**THE PROBLEM**
Copy exactly, and only, the lines below from the first through the one containing "marker=dict(color=series_colors[1], line=dict(width=0))))", both included; pictures are omitted.

** begin DATASET CONTENT **

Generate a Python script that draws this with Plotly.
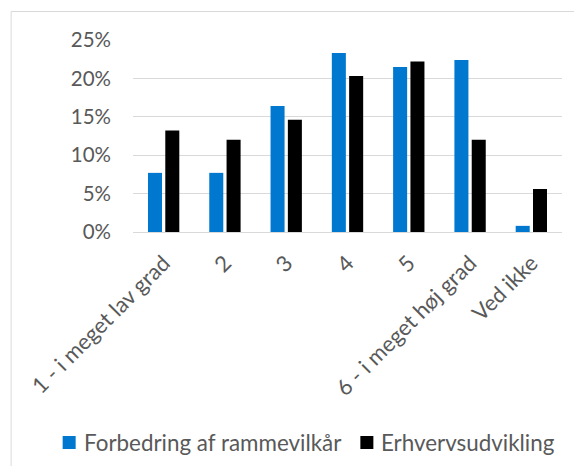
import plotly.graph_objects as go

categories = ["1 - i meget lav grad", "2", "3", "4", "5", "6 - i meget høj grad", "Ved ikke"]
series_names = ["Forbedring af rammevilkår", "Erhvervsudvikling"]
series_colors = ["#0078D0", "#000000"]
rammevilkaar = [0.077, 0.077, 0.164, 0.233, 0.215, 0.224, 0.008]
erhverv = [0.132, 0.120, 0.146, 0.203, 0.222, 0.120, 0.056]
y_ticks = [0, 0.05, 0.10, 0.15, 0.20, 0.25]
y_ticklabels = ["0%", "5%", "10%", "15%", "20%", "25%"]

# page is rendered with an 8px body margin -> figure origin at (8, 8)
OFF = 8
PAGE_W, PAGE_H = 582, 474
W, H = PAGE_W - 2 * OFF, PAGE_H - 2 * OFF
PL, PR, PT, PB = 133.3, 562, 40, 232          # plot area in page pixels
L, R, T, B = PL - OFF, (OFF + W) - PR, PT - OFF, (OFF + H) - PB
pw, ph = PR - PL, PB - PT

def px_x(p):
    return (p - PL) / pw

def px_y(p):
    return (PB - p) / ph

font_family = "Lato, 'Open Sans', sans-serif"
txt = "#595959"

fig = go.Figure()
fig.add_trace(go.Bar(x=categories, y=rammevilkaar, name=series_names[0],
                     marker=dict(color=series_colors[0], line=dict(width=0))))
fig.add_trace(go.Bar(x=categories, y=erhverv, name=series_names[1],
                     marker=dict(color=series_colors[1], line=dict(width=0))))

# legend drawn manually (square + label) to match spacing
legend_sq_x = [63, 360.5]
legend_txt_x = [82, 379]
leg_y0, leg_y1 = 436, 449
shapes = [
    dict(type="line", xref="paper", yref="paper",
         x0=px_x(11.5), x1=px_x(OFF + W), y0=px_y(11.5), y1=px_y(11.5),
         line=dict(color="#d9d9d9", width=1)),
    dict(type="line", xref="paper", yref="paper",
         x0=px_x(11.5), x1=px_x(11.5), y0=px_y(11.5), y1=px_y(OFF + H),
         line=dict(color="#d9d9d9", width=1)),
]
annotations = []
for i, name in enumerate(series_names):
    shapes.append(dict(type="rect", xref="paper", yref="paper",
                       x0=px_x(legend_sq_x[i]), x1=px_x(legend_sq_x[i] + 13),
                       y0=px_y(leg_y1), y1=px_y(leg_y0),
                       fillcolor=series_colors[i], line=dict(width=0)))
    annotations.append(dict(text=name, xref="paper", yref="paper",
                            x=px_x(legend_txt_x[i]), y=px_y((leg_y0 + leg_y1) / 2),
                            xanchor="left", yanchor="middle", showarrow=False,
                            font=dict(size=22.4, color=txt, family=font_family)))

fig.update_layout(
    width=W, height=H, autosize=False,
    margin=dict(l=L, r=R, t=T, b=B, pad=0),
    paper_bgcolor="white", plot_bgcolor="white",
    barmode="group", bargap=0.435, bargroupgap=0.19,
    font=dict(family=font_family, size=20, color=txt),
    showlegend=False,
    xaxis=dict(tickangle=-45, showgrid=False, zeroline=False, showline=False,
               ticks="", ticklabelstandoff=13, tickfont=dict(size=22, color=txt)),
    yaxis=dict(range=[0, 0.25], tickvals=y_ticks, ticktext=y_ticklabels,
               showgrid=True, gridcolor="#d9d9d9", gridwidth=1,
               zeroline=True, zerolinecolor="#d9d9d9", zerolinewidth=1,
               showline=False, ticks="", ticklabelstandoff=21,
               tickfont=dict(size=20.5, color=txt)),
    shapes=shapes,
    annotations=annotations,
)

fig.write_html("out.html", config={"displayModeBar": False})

** end DATASET CONTENT **

**RESPONSE TO THE TASK**
Generate a Python script that draws this with Plotly.
import plotly.graph_objects as go

categories = ["1 - i meget lav grad", "2", "3", "4", "5", "6 - i meget høj grad", "Ved ikke"]
series_names = ["Forbedring af rammevilkår", "Erhvervsudvikling"]
series_colors = ["#0078D0", "#000000"]
rammevilkaar = [0.077, 0.077, 0.164, 0.233, 0.215, 0.224, 0.008]
erhverv = [0.132, 0.120, 0.146, 0.203, 0.222, 0.120, 0.056]
y_ticks = [0, 0.05, 0.10, 0.15, 0.20, 0.25]
y_ticklabels = ["0%", "5%", "10%", "15%", "20%", "25%"]

# page is rendered with an 8px body margin -> figure origin at (8, 8)
OFF = 8
PAGE_W, PAGE_H = 582, 474
W, H = PAGE_W - 2 * OFF, PAGE_H - 2 * OFF
PL, PR, PT, PB = 133.3, 562, 40, 232          # plot area in page pixels
L, R, T, B = PL - OFF, (OFF + W) - PR, PT - OFF, (OFF + H) - PB
pw, ph = PR - PL, PB - PT

def px_x(p):
    return (p - PL) / pw

def px_y(p):
    return (PB - p) / ph

font_family = "Lato, 'Open Sans', sans-serif"
txt = "#595959"

fig = go.Figure()
fig.add_trace(go.Bar(x=categories, y=rammevilkaar, name=series_names[0],
                     marker=dict(color=series_colors[0], line=dict(width=0))))
fig.add_trace(go.Bar(x=categories, y=erhverv, name=series_names[1],
                     marker=dict(color=series_colors[1], line=dict(width=0))))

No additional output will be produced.